As soon as I knew about this album, it pretty much rose to the top of my "must listen to immediately" list. Scott Walker has released two of my favorite albums of all time with Scott 3 and Climate of The Hunter (a record I think was one of the best to come out of the 80s) and so I hold him in very high regard. There is no other artist out there quite like him, and it seems that with every record he releases, his mind just goes more and more bonkers. In an interview talking about this album, he said that he tries to match the music behind him with whatever he has painted in his lyrics. What that means, for those who have yet to hear this or either of his last two full-lengths, is that you'll get his baritone croon atop some of the most absurd combinations of sounds you might ever hear.
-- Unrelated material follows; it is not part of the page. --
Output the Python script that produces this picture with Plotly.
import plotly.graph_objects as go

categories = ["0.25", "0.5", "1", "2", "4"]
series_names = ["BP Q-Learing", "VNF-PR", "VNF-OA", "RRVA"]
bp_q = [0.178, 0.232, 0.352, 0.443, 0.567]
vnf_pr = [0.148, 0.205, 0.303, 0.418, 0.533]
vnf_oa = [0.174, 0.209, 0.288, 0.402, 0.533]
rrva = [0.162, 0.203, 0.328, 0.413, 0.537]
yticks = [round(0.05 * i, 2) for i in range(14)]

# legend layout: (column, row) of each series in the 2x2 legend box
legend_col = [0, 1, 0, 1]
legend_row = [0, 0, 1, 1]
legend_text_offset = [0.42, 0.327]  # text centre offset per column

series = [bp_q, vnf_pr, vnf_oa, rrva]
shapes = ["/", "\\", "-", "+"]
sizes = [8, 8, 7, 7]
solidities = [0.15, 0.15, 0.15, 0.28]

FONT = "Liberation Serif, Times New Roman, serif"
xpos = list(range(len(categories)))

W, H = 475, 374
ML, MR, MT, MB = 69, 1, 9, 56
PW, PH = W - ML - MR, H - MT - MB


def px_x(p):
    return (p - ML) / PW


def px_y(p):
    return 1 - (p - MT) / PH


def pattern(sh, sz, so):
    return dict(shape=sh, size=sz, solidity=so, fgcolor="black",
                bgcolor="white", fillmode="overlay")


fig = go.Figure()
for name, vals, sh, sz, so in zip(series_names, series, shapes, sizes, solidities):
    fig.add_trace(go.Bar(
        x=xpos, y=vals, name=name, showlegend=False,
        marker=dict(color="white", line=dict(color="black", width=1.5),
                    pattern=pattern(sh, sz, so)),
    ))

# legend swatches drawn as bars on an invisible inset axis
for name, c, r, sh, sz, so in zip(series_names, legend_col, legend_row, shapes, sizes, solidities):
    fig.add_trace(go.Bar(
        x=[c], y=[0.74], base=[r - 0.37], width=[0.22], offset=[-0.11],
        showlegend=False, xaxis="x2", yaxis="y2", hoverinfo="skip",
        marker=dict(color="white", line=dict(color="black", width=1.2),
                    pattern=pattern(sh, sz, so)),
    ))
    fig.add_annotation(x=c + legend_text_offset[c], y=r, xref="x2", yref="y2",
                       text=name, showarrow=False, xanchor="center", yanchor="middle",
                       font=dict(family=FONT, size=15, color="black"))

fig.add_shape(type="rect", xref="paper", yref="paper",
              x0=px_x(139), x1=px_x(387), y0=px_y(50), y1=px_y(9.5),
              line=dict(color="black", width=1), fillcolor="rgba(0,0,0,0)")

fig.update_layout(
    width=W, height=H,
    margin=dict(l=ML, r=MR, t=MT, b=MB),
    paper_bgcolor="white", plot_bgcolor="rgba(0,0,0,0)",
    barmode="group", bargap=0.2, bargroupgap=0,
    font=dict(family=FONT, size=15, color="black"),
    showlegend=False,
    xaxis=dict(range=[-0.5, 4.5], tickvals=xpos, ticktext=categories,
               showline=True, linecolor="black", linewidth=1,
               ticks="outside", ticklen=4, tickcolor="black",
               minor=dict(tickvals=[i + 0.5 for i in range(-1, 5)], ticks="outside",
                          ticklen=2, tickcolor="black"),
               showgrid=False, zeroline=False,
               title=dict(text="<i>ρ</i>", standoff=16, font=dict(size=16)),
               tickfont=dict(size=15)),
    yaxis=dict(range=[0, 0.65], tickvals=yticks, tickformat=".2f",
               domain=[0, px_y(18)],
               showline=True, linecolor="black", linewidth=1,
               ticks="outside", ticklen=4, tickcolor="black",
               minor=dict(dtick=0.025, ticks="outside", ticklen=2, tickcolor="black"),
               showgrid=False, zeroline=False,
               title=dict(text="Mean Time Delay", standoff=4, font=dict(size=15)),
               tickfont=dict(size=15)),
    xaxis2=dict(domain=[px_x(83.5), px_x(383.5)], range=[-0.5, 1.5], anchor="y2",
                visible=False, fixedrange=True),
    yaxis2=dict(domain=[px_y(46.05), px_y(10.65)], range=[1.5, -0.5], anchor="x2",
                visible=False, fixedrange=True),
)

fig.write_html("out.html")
Listen to this record for the first time took me back to the first time I listened to groups like Mr. Bungle and Maudlin of The Well. When I first began listening to the record from those bands, and this one, I just started laughing because of how weird and foreign it sounds. It's not straight sounding music by any means.
I can't think of another artist who could make the sound of, what appears to be, an arm-fart sound somewhat coherent in a song. In addition to that you have swords slashing against one another, metallic guitar riffs, free-jazz inspired drumming, pulsating electronic beats, breaks into samba rhythms, among many other ideas. It's worth pointing out that these sounds may overlap but more often than not are separate from each other, making the entire thing very disjointed. In addition to how laughably absurd some of this is, it can also be just plain jarring. Where Walker's last two full-lengths were, to a certain extent, based in the world of orchestration and symphonic music, in which it pushed and tested the boundaries of that style, this new album actually doesn't stick with a singular sonic pallet. The album's longest piece, SDSS14+13B (Zercon, A Flagpole Sitter), is easily one of the strangest pieces of music I've heard in a long time. Being twenty-one minutes long is no easy task of sitting through, but Walker manages to put together an assembly of sounds that range from being dark and dissonant to being downright scary. It's also, in my opinion, the catchiest song on the entire album, as if in some sort middle finger to the listeners. It's the sort of song that could be called progressive in some sense, but if you're coming into this expecting anything coherent, you're going to be sorely disappointed. The track is so all over the place that if I tried to describe everything that happens in it, even with its length, it would sound like a mess.
By now, I'm sure most people with an interest in experimental music have heard the album's anti-single, Epizootics!. While that track may as well be the easiest point of entry into the record, it's still by no means easy listening. It's the type of track that contains some of the most melodic lines, instrumentally anyway, from the entire album, with a synthesized horn section that's pretty much the most memorable thing from the entire album. In regards to the whole album, I do think that it is a bit front loaded, with the first five tracks really being among the strangest and most out-there stuff Walker has ever done, and while the last four tracks are still well done and strange, it isn't quite as intense. At least in my case, I think it resulted from my ear growing accustomed to the sort of sounds he was working with, within a reasonable extent of course, that it just loses a bit of that unwieldy quality.
As much as I love the likes of mad geniuses like Mike Patton, Devin Townsend, and Steven Wilson, none of them can hold a candle to Scott Walker. For as often as this record is head scratchingly absurdist and over-the-top, it's also elegant and bold in all the wrong ways. It's one of those records that doesn't make sense in the slightest, but works in spite of that. Listen to Scott Walker, listen to this record, and prepare for one of the strangest listening experience you will likely ever have.